Selanjutnya, diperlukan suatu peningkatan kompetensi dan spesialisasi bagi Hakim Wasmat dalam bentuk sertifikasi maupun pelatihan yang mencakup bidang-bidang seperti penologi (ilmu tentang pemidanaan), psikologi narapidana, manajemen aset, prinsip-prinsip keadilan restoratif, dan bidang-bidang lainnya yang relevan dengan pelaksanaan tugas dan fungsi Hakim Wasmat guna memastikan bahwa pengawasan dan pengamatan tidak hanya dilaksanakan secara formalitas, tetapi juga informatif dan berwawasan.
Penyediaan anggaran dan sarana prasarana dalam pelaksanaan pengawasan dan pengamatan juga menjadi hal yang penting, termasuk penyediaan sarana transportasi, fasilitas pendukung, dan dukungan administratif lain yang diperlukan.

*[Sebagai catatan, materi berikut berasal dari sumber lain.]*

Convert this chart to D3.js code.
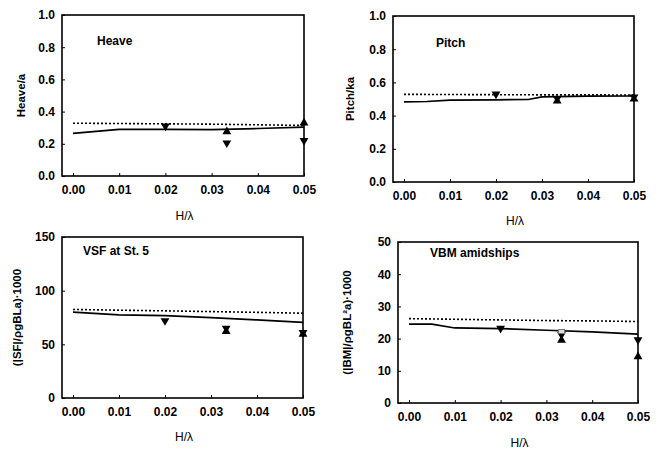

Anggaran dan sumber daya yang memadai merupakan prasyarat untuk kinerja yang lebih efektif.
Selain itu, diperlukannya pengaturan tentang mekanisme koordinasi dan sinergi antar lembaga penegak hukum yang bertujuan untuk menciptakan platform terstruktur untuk penyelesaian masalah antar-lembaga dan akuntabilitas bersama terkhusus mengenai proses eksekusi perkara pidana.
Dalam upaya menjaga kepercayaan publik (public trust), maka dibutuhkan peningkatan transparansi dan akses informasi yang dapat dilakukan dengan memublikasikan laporan pengawasan dan pengamatan yang dilakukan oleh Hakim Wasmat secara berkala di situs web pengadilan maupun berbagai media lainnya yang akan meningkatkan akuntabilitas dan menunjukkan kepada publik bahwa putusan pengadilan pidana yang telah berkekuatan hukum tetap diawasi secara serius.
Pengadilan juga dapat membuka kanal pengaduan, yang mudah diakses bagi narapidana atau keluarga mereka terkait adanya dugaan pelanggaran hak. Mekanisme ini akan memberikan jalan bagi masyarakat untuk berpartisipasi dalam pengawasan dan memperkuat fungsi kontrol yudisial sebagai bagian dari judicial scrutiny.
Dengan demikian, revitalisasi peran Hakim Wasmat akan membawa implikasi positif bagi masa depan penegakan hukum pidana di Indonesia. Dengan kinerja pengawasan dan pengamatan yang lebih efektif, dapat dipastikan bahwa keadilan yang telah diputuskan tidak hanya berhenti di atas kertas, melainkan terealisasi secara nyata bagi korban dan masyarakat.
Oleh karena itu, penguatan peran Hakim Wasmat bukan hanya sekadar perbaikan prosedural, tetapi merupakan investasi yang krusial dalam mewujudkan integritas dan legitimasi sistem hukum pidana di Indonesia secara keseluruhan.